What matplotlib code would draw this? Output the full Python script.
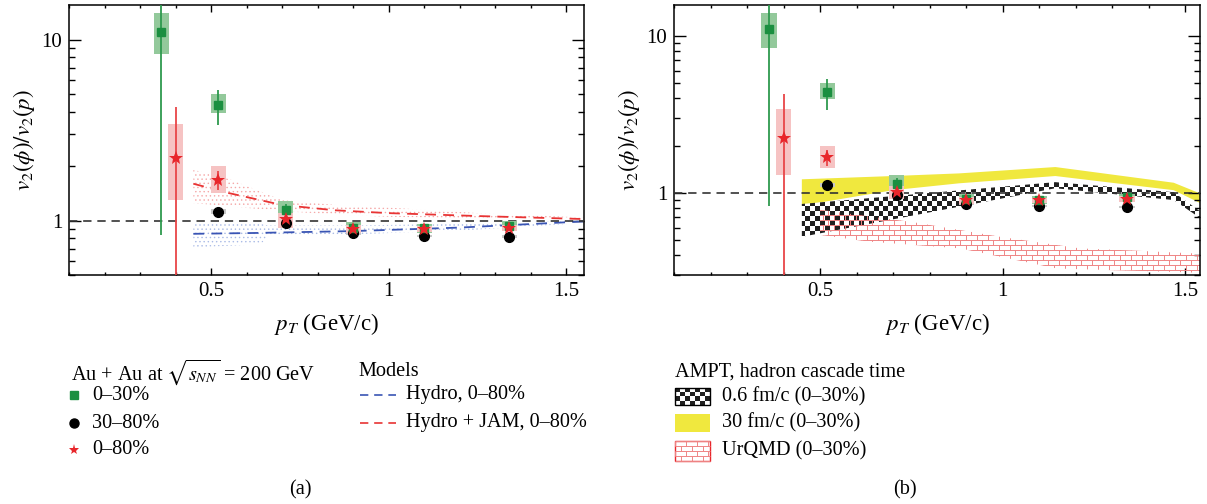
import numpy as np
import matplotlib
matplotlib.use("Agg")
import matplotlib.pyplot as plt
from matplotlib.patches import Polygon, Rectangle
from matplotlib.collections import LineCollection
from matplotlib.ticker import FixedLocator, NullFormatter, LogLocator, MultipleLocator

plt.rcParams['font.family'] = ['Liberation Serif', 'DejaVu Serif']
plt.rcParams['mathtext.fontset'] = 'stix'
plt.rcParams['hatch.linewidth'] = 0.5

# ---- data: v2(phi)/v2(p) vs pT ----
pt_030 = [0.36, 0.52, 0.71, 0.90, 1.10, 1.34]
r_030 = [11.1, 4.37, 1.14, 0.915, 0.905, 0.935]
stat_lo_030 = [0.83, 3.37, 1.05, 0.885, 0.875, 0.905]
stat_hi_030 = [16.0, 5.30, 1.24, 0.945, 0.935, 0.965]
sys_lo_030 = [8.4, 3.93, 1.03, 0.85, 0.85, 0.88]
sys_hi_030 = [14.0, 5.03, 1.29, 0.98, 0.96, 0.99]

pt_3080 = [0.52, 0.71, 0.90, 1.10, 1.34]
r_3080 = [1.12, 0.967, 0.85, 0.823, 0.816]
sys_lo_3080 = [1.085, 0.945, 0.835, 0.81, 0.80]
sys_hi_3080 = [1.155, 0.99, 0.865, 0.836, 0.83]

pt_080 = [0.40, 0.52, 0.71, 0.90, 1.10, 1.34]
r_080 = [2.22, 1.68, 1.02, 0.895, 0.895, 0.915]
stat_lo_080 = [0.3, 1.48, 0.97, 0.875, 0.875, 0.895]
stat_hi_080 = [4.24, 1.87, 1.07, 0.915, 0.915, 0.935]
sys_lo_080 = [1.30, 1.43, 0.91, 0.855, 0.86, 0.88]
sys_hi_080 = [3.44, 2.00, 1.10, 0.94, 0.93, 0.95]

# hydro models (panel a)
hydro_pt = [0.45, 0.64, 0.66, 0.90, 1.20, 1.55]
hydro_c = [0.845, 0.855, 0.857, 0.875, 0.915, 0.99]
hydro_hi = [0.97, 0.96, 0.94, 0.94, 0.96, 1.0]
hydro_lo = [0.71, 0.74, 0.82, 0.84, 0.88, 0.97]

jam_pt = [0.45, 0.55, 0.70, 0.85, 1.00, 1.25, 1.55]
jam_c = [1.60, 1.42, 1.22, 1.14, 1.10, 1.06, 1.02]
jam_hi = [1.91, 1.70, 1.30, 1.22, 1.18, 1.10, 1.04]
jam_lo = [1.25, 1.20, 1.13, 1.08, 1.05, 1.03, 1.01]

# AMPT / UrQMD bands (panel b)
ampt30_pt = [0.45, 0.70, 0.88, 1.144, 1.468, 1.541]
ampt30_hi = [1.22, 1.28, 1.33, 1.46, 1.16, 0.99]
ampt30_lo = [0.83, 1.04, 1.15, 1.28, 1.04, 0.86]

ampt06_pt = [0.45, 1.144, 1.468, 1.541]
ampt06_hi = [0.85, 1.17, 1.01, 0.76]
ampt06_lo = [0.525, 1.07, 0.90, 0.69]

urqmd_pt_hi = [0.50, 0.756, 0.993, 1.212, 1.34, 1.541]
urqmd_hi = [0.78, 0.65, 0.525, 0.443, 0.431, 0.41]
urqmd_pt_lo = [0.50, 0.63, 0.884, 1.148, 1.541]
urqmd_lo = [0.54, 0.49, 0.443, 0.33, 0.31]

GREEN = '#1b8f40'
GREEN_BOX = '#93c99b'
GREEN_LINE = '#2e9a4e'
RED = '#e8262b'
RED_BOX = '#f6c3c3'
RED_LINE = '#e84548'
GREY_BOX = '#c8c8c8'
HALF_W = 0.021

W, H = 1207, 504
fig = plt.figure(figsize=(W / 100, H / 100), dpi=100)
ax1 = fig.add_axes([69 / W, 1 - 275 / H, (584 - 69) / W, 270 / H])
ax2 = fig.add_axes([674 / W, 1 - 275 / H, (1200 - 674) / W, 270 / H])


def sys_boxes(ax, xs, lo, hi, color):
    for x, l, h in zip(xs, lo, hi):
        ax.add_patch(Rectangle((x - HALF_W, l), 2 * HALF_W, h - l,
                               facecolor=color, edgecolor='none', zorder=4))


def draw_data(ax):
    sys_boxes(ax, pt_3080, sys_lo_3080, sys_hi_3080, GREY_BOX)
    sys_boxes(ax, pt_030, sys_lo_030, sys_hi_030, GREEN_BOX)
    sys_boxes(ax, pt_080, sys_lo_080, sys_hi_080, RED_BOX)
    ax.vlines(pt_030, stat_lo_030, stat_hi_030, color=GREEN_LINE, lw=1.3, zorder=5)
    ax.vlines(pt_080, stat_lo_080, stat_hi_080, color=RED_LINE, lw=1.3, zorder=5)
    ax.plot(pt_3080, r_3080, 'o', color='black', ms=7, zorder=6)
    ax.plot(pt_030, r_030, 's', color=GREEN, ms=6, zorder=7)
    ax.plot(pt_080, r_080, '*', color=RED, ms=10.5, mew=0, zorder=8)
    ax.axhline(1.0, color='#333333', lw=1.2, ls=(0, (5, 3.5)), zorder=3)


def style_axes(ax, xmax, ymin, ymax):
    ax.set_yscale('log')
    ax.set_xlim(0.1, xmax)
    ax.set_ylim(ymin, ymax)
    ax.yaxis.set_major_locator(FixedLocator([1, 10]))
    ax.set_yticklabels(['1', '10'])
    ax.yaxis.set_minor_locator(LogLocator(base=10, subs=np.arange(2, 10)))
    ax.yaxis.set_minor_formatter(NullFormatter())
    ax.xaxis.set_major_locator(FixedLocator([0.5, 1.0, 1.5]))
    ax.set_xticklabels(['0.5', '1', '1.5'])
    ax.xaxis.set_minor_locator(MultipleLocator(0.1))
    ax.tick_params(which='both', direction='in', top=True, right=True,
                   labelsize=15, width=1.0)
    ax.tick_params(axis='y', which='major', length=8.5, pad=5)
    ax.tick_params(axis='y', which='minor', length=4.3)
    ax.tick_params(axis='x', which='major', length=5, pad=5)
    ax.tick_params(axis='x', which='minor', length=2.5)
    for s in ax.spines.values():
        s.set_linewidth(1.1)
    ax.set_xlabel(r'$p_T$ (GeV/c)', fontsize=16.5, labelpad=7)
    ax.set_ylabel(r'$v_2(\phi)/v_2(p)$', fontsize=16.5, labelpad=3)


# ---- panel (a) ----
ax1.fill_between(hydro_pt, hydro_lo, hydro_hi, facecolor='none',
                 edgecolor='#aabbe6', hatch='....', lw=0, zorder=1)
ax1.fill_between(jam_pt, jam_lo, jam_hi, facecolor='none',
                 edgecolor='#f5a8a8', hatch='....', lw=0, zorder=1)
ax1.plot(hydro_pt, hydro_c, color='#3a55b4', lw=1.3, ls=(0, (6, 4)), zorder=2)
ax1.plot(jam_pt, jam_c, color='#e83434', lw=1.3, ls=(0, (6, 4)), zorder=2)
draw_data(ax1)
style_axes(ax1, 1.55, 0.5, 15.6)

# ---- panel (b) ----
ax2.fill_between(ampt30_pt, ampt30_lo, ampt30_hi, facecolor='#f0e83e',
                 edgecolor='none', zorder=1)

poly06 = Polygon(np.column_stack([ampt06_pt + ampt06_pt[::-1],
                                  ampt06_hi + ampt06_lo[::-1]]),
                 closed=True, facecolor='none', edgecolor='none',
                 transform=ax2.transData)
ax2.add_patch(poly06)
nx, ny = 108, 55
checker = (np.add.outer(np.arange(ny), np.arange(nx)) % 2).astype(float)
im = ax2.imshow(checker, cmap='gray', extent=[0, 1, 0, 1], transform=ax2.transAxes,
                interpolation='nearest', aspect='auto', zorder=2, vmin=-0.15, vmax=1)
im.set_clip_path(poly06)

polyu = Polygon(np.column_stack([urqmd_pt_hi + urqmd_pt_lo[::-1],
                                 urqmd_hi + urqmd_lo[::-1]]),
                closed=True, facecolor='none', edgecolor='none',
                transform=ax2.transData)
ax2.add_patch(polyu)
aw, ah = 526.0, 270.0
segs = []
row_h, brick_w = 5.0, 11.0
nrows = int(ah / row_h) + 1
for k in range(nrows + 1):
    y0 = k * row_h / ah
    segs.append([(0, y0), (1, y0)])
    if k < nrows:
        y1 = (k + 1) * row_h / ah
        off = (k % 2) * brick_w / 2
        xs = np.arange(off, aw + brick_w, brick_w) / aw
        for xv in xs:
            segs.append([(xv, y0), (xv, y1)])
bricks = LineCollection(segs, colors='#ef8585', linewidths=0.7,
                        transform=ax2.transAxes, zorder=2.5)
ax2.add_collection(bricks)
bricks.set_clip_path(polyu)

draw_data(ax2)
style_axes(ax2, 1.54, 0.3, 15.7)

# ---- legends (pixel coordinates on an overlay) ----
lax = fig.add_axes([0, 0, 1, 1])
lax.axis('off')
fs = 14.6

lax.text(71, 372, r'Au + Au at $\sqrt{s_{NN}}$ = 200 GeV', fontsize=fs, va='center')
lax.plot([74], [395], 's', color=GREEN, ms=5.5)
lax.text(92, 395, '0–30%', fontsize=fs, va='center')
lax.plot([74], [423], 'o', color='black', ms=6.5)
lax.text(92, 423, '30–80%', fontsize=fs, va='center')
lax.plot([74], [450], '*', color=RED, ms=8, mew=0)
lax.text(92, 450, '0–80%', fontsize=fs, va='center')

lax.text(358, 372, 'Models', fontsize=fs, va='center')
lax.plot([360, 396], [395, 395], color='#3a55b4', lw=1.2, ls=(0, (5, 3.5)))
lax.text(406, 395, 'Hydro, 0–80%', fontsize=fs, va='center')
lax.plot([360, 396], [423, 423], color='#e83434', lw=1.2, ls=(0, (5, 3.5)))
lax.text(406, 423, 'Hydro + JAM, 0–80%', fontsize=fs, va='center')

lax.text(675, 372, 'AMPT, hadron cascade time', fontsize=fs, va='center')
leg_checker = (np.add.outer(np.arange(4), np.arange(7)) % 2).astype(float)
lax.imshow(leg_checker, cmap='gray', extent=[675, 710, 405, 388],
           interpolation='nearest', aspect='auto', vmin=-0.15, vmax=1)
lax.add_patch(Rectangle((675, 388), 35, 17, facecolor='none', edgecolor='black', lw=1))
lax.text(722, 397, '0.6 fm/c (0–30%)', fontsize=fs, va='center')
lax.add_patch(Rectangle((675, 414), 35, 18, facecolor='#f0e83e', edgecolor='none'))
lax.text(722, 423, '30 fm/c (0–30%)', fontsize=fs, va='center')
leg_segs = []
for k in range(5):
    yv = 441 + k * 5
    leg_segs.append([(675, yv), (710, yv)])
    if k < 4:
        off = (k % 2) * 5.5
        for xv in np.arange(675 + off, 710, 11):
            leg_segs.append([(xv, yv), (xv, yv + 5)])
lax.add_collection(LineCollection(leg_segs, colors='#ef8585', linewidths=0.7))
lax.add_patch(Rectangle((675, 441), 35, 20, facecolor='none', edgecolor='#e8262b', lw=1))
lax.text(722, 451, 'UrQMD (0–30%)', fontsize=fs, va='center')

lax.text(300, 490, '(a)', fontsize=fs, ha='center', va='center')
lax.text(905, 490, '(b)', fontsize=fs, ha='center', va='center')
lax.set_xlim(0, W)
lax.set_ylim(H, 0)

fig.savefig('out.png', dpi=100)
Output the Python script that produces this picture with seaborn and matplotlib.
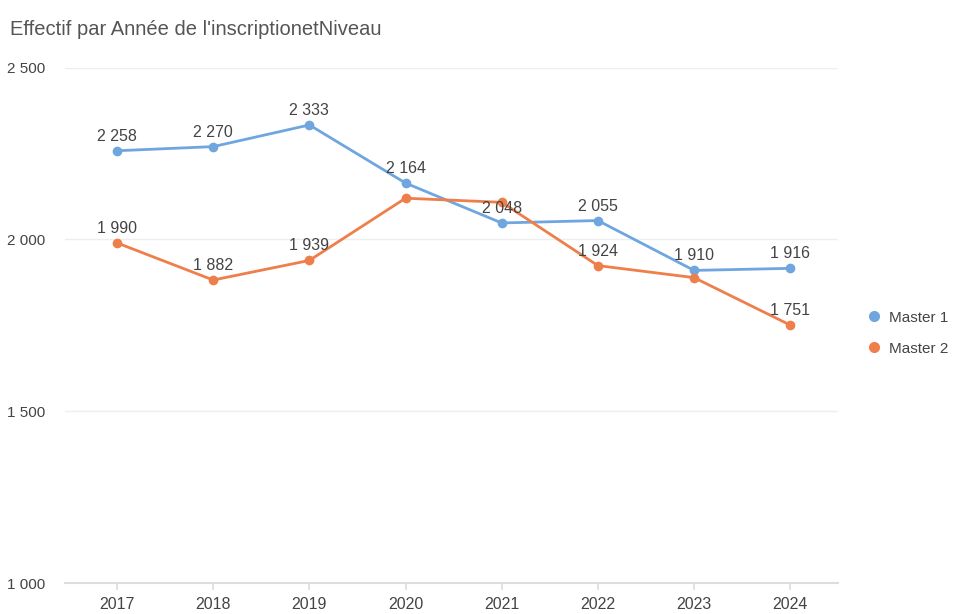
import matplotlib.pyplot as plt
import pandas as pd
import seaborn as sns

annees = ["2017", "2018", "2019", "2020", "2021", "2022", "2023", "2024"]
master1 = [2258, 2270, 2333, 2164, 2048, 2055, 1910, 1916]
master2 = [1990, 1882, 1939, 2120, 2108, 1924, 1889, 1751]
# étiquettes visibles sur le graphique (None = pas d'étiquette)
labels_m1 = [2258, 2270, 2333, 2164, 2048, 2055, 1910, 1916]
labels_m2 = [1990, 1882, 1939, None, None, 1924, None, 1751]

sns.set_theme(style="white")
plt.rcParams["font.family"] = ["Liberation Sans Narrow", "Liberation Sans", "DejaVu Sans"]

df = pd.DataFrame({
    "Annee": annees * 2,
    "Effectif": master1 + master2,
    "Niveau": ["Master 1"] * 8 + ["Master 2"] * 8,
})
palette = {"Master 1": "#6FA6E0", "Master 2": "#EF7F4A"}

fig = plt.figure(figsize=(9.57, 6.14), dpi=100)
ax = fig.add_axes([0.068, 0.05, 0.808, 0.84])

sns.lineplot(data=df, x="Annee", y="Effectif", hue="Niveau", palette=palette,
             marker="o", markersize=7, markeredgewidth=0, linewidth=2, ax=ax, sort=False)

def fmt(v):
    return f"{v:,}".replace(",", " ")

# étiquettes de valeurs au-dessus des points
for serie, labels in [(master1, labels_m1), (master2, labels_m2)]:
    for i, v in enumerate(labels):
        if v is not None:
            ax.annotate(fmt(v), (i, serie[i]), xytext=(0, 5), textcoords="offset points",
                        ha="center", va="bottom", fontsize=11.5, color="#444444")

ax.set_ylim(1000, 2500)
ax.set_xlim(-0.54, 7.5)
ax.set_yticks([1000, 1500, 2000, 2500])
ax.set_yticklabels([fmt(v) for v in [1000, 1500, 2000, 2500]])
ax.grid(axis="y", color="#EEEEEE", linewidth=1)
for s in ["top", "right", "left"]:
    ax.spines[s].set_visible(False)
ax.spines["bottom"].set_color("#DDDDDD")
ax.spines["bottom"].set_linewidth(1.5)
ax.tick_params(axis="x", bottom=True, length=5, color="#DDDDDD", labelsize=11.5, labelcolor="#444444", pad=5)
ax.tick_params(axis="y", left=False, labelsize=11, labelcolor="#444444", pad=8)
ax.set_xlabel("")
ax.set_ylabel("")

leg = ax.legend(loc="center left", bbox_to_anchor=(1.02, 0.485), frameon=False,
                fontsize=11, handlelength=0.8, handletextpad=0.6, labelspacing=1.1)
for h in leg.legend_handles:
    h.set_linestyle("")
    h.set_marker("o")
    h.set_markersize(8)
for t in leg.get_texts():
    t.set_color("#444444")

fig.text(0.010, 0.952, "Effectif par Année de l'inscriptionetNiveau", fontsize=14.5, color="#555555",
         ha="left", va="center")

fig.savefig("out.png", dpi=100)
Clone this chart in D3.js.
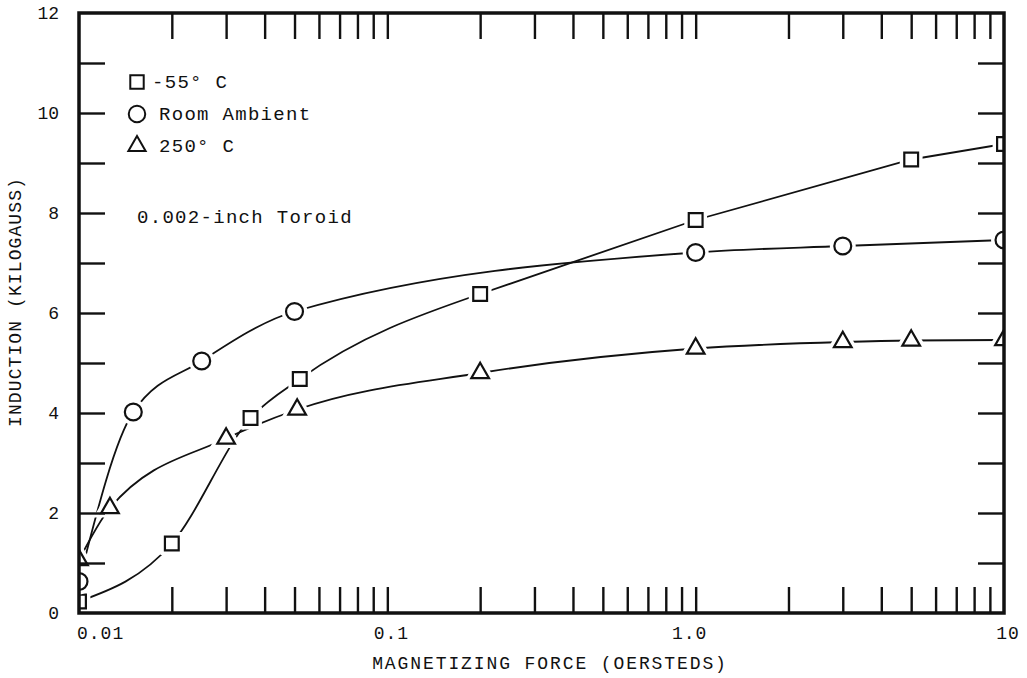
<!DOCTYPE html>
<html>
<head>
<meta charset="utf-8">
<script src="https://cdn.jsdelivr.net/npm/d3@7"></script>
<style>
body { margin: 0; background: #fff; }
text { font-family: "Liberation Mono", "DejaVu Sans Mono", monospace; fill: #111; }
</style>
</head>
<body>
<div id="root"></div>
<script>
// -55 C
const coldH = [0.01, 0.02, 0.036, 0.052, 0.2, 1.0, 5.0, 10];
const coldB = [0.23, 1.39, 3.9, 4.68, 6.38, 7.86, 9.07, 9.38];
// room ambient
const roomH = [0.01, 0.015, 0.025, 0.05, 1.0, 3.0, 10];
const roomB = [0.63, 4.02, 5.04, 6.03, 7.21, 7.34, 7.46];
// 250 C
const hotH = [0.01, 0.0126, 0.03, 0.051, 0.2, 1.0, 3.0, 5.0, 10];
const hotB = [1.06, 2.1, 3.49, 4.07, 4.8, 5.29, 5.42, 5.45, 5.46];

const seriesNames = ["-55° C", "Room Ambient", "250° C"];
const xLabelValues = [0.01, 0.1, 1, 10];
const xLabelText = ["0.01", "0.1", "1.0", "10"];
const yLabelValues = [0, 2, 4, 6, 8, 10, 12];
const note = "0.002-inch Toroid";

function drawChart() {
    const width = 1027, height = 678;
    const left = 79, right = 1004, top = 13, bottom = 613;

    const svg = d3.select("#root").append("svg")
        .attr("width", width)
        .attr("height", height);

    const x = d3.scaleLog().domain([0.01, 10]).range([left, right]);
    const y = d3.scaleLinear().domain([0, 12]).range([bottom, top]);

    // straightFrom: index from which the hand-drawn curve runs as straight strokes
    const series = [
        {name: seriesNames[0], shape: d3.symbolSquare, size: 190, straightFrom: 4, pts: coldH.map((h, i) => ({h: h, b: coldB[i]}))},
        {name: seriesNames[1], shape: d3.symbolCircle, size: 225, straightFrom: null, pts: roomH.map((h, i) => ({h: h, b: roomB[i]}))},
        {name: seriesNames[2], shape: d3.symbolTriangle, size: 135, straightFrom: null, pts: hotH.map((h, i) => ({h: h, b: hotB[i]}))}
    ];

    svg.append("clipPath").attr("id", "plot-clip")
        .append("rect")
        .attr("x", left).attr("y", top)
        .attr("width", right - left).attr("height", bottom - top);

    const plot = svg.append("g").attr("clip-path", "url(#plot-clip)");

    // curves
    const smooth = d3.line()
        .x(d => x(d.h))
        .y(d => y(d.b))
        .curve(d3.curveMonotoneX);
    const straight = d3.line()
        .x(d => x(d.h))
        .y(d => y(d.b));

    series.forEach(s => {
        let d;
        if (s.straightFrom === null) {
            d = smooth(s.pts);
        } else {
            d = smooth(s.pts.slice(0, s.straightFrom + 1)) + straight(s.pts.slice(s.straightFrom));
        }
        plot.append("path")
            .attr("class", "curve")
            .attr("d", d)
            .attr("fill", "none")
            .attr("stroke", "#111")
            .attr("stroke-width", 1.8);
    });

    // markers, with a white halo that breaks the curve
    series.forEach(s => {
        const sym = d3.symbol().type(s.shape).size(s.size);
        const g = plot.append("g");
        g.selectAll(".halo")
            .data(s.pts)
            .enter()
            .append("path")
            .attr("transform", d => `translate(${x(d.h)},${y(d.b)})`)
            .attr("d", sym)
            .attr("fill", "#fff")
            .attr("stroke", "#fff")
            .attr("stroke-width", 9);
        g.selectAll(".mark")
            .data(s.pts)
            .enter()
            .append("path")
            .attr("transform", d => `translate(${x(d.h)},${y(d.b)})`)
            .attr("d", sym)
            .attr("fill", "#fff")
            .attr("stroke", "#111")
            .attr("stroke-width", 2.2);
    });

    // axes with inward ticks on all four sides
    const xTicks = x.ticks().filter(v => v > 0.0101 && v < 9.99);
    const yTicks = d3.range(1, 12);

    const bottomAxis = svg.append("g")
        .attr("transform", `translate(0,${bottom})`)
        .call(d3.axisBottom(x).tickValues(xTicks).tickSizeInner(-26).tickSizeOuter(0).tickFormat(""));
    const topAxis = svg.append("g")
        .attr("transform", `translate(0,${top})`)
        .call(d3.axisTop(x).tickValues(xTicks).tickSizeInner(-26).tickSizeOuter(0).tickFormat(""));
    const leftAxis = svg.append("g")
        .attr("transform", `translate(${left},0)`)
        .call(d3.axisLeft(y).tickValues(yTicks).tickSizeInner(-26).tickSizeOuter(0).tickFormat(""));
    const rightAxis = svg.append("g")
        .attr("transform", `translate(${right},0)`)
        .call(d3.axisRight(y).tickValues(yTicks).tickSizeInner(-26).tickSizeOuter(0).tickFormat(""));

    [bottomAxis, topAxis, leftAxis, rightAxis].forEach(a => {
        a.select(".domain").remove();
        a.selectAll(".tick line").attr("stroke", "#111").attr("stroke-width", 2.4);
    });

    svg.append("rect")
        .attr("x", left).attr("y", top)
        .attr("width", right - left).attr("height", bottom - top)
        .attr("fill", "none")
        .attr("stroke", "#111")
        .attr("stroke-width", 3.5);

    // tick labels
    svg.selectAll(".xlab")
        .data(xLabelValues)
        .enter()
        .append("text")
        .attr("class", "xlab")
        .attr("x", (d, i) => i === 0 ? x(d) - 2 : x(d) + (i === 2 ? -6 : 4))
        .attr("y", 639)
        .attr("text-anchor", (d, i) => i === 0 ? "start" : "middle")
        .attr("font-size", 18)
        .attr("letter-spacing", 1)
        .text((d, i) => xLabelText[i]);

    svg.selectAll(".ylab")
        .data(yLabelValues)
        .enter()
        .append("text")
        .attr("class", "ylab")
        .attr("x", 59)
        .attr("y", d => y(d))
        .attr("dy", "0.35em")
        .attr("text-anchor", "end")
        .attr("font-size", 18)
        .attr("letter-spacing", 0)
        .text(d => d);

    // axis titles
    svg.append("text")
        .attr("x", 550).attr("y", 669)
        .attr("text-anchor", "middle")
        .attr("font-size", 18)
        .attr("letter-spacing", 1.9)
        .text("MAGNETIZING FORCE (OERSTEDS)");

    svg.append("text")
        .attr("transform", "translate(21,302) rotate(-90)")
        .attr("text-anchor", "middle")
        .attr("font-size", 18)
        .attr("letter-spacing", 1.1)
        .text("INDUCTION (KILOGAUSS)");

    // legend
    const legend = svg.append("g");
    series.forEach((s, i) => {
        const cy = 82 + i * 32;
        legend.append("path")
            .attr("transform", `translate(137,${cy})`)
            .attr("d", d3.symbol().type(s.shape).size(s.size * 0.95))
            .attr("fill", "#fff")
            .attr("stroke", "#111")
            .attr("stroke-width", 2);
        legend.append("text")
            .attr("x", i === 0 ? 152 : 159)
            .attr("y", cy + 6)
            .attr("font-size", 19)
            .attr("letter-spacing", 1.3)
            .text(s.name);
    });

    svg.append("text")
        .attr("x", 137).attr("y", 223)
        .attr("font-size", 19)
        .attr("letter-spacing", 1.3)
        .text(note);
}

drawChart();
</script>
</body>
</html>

What you need to do:
Copy the lines above exactly, starting at the one with "Clone this chart in D3.js." and ending at the one with "const left = 79, right", both included. Leave out any pictures and add nothing else.

Response to this task:
Clone this chart in D3.js.
<!DOCTYPE html>
<html>
<head>
<meta charset="utf-8">
<script src="https://cdn.jsdelivr.net/npm/d3@7"></script>
<style>
body { margin: 0; background: #fff; }
text { font-family: "Liberation Mono", "DejaVu Sans Mono", monospace; fill: #111; }
</style>
</head>
<body>
<div id="root"></div>
<script>
// -55 C
const coldH = [0.01, 0.02, 0.036, 0.052, 0.2, 1.0, 5.0, 10];
const coldB = [0.23, 1.39, 3.9, 4.68, 6.38, 7.86, 9.07, 9.38];
// room ambient
const roomH = [0.01, 0.015, 0.025, 0.05, 1.0, 3.0, 10];
const roomB = [0.63, 4.02, 5.04, 6.03, 7.21, 7.34, 7.46];
// 250 C
const hotH = [0.01, 0.0126, 0.03, 0.051, 0.2, 1.0, 3.0, 5.0, 10];
const hotB = [1.06, 2.1, 3.49, 4.07, 4.8, 5.29, 5.42, 5.45, 5.46];

const seriesNames = ["-55° C", "Room Ambient", "250° C"];
const xLabelValues = [0.01, 0.1, 1, 10];
const xLabelText = ["0.01", "0.1", "1.0", "10"];
const yLabelValues = [0, 2, 4, 6, 8, 10, 12];
const note = "0.002-inch Toroid";

function drawChart() {
    const width = 1027, height = 678;
    const left = 79, right = 1004, top = 13, bottom = 613;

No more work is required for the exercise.